#### Given exercise:
Repeat everything from the first line of the listing below through the line that contains "9.8, 9.8, 9.5, 9.6, 9.6];", exactly. Leave out pictures.

#### Supplied information:
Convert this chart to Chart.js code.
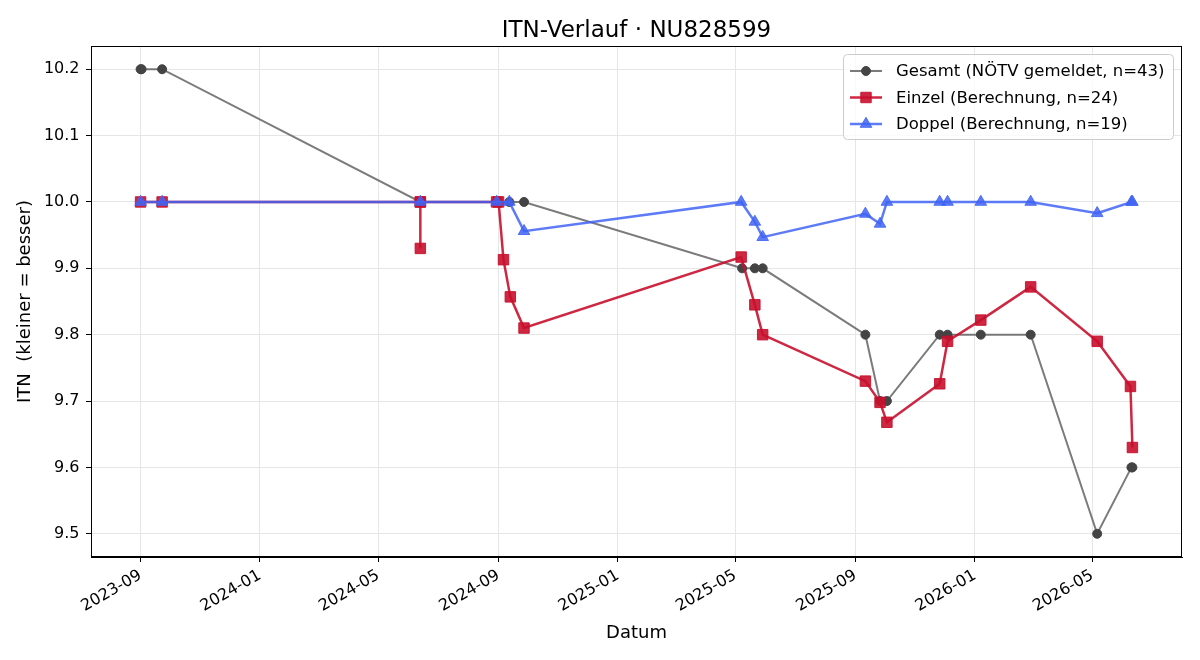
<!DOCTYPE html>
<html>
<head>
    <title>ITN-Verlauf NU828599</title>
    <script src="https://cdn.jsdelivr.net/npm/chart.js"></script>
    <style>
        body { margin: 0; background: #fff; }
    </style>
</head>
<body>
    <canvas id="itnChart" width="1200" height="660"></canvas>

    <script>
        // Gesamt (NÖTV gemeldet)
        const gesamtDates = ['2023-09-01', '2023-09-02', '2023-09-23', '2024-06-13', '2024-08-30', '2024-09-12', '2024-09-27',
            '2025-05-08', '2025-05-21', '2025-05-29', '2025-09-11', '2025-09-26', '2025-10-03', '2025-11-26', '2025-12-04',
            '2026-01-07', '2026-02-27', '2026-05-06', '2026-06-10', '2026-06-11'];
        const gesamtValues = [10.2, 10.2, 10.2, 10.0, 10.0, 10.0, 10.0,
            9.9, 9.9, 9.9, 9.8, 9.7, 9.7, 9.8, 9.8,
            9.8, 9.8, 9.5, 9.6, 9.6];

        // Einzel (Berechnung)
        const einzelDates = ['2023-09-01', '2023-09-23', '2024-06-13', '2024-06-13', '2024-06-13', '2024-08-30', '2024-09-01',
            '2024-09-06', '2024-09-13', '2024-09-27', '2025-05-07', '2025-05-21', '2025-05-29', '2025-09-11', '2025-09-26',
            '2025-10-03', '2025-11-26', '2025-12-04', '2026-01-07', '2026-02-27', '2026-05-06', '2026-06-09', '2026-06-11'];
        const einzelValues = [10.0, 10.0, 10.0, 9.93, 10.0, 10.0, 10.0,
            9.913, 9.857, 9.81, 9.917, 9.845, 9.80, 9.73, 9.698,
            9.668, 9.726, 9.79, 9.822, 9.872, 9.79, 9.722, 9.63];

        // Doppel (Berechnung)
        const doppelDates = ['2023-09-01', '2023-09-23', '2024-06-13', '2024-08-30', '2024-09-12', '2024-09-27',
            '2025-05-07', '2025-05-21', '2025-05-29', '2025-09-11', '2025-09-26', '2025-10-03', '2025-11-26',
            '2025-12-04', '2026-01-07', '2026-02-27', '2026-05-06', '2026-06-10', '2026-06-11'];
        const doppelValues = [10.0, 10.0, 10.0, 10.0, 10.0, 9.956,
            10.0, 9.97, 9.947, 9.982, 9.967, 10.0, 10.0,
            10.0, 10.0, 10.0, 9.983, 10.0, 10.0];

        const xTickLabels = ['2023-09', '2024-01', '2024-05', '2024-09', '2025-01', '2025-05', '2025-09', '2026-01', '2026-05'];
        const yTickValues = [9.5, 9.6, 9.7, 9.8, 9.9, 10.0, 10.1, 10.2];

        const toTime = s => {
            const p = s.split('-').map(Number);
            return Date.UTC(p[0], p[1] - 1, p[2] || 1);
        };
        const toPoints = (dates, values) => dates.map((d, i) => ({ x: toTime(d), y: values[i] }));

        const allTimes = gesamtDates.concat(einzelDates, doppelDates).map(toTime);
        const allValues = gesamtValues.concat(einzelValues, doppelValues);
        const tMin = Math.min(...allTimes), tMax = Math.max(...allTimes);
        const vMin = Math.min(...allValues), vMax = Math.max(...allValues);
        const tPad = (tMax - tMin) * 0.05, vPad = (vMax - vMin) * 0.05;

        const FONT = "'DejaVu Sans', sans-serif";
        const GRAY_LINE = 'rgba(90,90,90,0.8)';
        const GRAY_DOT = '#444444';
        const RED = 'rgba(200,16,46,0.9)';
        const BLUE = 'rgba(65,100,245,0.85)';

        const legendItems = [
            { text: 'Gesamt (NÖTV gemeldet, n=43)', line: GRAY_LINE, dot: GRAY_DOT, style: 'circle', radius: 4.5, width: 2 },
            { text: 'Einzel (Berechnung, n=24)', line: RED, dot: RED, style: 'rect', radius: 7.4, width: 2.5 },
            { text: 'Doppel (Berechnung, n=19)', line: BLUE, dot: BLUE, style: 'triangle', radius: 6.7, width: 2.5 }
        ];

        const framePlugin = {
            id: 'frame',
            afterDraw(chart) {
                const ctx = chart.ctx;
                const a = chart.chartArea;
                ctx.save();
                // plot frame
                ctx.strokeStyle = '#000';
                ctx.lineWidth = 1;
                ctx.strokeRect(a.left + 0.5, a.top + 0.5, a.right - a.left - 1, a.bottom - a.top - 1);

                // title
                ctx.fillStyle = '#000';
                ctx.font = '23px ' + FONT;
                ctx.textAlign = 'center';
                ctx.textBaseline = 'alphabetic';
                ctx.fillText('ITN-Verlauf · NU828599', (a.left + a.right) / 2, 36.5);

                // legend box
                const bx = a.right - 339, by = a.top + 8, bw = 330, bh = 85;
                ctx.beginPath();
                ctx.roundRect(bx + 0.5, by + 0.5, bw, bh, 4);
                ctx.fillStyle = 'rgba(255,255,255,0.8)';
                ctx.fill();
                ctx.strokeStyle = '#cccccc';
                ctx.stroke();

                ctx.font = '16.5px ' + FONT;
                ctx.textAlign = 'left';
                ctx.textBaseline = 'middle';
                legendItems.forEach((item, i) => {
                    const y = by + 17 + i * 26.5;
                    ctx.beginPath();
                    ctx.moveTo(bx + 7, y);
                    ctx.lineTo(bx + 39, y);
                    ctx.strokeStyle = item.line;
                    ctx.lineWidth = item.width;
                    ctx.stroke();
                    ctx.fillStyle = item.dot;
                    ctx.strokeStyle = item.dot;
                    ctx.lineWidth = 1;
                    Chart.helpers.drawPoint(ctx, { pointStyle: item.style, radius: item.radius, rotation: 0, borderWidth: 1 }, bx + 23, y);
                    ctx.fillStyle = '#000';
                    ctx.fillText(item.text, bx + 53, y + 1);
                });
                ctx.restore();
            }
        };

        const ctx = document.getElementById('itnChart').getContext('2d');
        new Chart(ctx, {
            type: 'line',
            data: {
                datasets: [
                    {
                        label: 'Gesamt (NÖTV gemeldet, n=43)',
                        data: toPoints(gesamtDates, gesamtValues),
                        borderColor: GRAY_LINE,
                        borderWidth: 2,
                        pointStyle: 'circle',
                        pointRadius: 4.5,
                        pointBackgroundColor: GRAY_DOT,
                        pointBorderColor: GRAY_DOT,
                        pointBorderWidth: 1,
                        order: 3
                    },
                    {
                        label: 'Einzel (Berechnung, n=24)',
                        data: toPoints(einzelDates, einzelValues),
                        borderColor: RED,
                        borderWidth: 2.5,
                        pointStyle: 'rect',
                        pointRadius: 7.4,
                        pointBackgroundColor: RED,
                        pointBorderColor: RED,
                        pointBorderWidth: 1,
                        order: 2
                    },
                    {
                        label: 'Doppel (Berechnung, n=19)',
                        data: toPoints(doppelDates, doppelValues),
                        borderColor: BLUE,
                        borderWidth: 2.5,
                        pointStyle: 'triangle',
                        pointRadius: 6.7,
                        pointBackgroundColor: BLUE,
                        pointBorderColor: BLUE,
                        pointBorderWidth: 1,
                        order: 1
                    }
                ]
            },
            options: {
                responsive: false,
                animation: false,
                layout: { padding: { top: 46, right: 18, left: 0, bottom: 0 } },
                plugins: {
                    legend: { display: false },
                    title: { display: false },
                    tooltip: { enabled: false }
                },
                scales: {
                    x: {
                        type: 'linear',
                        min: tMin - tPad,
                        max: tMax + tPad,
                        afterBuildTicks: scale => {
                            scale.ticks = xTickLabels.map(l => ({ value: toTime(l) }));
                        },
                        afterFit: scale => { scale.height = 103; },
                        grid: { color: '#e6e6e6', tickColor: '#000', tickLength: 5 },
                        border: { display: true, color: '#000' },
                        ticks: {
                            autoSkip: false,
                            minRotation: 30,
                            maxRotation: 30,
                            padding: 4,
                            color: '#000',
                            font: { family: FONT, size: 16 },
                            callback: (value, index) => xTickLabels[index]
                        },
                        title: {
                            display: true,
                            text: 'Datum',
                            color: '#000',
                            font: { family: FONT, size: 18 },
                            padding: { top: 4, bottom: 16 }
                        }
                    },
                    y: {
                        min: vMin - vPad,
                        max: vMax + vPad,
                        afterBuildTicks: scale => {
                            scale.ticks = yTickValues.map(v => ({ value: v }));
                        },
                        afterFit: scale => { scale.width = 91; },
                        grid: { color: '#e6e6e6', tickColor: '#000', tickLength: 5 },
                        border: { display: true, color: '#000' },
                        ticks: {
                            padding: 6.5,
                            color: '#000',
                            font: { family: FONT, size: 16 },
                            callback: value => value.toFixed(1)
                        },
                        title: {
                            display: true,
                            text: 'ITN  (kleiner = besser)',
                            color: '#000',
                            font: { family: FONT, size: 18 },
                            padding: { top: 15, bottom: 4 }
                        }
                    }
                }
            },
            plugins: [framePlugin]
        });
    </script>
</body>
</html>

#### Final answer:
Convert this chart to Chart.js code.
<!DOCTYPE html>
<html>
<head>
    <title>ITN-Verlauf NU828599</title>
    <script src="https://cdn.jsdelivr.net/npm/chart.js"></script>
    <style>
        body { margin: 0; background: #fff; }
    </style>
</head>
<body>
    <canvas id="itnChart" width="1200" height="660"></canvas>

    <script>
        // Gesamt (NÖTV gemeldet)
        const gesamtDates = ['2023-09-01', '2023-09-02', '2023-09-23', '2024-06-13', '2024-08-30', '2024-09-12', '2024-09-27',
            '2025-05-08', '2025-05-21', '2025-05-29', '2025-09-11', '2025-09-26', '2025-10-03', '2025-11-26', '2025-12-04',
            '2026-01-07', '2026-02-27', '2026-05-06', '2026-06-10', '2026-06-11'];
        const gesamtValues = [10.2, 10.2, 10.2, 10.0, 10.0, 10.0, 10.0,
            9.9, 9.9, 9.9, 9.8, 9.7, 9.7, 9.8, 9.8,
            9.8, 9.8, 9.5, 9.6, 9.6];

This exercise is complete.